### WHAT YOU HAVE TO DO
Pull each line holding the word "document" from the data.

### DATA SEGMENT
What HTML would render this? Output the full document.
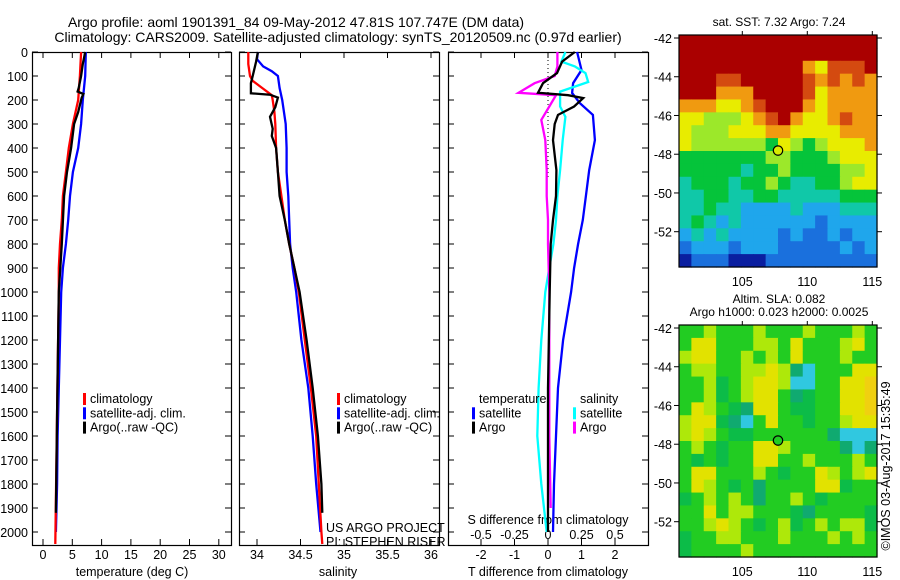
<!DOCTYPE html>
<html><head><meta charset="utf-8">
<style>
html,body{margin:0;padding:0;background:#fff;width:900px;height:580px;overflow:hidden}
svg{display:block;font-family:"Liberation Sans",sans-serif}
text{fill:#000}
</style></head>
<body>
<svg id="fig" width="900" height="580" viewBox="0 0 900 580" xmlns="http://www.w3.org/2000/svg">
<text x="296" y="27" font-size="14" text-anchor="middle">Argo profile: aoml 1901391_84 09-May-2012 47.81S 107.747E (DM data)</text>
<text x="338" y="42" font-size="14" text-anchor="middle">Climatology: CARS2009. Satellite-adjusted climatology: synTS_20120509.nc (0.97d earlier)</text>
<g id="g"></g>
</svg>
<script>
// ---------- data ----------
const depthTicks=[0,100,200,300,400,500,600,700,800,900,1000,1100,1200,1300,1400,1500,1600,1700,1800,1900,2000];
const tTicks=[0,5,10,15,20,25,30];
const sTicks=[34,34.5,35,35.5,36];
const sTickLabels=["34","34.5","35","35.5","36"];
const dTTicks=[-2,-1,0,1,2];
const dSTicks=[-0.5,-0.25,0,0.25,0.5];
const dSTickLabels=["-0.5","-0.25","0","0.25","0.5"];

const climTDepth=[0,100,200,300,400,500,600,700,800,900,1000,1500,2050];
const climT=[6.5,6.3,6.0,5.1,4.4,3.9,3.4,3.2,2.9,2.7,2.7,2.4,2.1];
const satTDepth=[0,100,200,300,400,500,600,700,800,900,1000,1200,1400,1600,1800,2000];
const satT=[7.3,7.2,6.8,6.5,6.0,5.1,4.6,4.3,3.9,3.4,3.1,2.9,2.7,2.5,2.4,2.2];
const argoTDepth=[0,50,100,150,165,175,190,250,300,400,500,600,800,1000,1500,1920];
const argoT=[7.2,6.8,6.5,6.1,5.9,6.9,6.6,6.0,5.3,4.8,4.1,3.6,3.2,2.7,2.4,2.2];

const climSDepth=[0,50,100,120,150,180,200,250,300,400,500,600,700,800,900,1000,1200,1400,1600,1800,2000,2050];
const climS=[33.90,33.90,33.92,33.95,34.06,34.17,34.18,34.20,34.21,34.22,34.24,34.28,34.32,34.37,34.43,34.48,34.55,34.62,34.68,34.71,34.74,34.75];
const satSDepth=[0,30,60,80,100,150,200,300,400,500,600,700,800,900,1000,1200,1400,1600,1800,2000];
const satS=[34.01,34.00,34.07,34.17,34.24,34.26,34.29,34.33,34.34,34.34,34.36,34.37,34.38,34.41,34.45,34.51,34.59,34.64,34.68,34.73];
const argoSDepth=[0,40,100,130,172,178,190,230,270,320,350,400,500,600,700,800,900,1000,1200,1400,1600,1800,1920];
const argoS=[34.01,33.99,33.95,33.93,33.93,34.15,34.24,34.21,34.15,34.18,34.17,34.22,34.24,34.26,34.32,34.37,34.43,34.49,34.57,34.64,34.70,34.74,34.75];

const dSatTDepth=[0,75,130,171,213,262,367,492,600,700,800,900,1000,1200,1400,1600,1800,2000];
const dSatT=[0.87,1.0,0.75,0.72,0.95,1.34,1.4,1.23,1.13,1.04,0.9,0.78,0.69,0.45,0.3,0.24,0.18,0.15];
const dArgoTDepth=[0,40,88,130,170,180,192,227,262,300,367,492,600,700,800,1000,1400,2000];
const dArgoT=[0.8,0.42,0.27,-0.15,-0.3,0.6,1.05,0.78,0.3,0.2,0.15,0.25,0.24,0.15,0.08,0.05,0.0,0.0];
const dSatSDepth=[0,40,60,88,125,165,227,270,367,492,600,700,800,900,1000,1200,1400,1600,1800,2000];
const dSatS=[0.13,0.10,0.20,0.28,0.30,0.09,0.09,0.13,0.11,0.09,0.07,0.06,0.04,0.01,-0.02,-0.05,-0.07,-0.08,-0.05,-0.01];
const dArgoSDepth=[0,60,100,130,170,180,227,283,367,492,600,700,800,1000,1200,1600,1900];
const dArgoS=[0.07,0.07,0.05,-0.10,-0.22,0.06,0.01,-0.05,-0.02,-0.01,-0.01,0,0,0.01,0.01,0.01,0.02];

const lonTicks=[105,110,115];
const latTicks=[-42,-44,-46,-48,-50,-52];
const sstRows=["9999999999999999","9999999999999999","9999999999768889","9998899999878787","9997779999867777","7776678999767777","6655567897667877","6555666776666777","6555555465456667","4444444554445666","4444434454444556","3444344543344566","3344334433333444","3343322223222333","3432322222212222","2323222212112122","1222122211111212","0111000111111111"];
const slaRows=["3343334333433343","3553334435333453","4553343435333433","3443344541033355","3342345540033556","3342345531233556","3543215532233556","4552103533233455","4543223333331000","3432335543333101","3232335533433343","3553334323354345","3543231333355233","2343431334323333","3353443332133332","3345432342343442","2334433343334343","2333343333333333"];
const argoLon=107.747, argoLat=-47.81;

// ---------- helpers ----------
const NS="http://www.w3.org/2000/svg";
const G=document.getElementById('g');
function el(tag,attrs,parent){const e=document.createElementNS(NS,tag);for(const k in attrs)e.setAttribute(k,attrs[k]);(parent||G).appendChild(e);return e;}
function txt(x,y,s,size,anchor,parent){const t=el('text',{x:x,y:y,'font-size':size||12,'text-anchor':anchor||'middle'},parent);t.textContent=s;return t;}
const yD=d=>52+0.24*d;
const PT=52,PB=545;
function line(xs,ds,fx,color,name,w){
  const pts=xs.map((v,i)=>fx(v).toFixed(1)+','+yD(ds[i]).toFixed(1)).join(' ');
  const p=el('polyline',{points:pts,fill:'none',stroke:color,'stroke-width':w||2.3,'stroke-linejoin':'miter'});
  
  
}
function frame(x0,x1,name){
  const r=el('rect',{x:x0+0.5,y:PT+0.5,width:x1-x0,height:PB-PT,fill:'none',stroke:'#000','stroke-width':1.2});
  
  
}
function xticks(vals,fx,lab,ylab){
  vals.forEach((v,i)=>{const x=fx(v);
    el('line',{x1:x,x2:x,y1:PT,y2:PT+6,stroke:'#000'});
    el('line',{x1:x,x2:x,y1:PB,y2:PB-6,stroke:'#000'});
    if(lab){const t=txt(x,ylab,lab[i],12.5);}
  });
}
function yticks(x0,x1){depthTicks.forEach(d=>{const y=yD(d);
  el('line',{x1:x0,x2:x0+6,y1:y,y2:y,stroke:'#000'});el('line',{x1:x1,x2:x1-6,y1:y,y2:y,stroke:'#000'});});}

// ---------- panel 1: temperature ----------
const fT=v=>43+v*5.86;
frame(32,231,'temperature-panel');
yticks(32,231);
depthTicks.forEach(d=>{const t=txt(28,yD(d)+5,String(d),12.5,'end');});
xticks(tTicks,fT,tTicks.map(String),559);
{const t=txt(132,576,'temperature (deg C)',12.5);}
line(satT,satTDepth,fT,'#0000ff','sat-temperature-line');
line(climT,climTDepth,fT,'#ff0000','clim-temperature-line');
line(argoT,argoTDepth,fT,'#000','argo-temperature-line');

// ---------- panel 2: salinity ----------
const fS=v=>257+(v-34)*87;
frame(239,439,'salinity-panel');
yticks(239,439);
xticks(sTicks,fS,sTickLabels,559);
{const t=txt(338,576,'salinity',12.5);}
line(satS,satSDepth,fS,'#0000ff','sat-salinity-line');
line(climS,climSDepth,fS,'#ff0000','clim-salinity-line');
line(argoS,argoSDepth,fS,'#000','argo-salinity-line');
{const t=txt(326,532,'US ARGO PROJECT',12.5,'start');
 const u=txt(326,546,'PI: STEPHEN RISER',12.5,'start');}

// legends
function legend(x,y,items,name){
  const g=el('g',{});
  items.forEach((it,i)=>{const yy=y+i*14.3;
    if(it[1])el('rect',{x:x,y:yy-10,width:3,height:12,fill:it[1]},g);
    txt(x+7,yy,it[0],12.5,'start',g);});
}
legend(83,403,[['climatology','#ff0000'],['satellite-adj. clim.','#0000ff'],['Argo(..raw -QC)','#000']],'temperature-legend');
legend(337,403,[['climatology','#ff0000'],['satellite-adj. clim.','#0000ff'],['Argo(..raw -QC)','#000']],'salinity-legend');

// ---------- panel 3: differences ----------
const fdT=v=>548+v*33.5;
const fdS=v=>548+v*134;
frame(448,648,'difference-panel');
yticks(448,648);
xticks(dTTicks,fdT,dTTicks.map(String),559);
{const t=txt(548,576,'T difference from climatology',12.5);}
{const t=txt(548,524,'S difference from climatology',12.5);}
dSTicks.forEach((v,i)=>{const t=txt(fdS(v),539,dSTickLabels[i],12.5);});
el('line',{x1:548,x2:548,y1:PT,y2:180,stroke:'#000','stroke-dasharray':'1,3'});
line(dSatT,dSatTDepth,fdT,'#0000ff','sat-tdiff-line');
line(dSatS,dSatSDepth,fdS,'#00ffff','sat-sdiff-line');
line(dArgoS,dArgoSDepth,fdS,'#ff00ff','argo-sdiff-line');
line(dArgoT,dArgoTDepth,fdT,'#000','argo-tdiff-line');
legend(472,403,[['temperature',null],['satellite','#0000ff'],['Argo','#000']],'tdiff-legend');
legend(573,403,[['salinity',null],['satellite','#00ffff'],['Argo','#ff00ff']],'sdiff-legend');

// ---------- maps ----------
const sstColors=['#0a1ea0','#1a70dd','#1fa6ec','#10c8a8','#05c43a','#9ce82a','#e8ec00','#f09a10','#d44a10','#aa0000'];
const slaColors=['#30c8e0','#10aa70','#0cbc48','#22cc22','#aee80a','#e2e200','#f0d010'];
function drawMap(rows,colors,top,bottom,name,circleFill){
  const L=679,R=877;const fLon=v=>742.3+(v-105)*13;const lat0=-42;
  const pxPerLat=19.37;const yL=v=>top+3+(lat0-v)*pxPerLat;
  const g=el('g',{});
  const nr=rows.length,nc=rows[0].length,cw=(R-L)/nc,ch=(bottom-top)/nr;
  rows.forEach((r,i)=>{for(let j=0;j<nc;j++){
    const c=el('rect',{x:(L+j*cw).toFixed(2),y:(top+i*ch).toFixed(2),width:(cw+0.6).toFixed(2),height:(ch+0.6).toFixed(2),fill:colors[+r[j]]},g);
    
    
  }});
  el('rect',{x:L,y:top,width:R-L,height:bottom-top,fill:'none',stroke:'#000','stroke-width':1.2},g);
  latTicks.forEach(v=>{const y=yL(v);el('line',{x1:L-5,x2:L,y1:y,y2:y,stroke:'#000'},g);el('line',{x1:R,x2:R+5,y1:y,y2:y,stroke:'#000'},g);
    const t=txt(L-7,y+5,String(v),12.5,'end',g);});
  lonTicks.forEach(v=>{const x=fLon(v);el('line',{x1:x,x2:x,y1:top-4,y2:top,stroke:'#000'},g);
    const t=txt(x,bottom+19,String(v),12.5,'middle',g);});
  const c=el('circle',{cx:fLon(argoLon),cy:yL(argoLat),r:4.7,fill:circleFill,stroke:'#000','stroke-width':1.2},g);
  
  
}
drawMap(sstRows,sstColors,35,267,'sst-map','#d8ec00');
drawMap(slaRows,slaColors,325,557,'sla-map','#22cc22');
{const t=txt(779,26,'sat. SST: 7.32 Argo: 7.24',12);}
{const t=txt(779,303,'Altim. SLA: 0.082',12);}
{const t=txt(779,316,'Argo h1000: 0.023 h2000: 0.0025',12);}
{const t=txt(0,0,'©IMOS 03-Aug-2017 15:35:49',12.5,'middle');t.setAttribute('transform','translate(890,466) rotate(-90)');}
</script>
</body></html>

### OUTPUT FOR THIS TASK
What HTML would render this? Output the full document.
const G=document.getElementById('g');
function el(tag,attrs,parent){const e=document.createElementNS(NS,tag);for(const k in attrs)e.setAttribute(k,attrs[k]);(parent||G).appendChild(e);return e;}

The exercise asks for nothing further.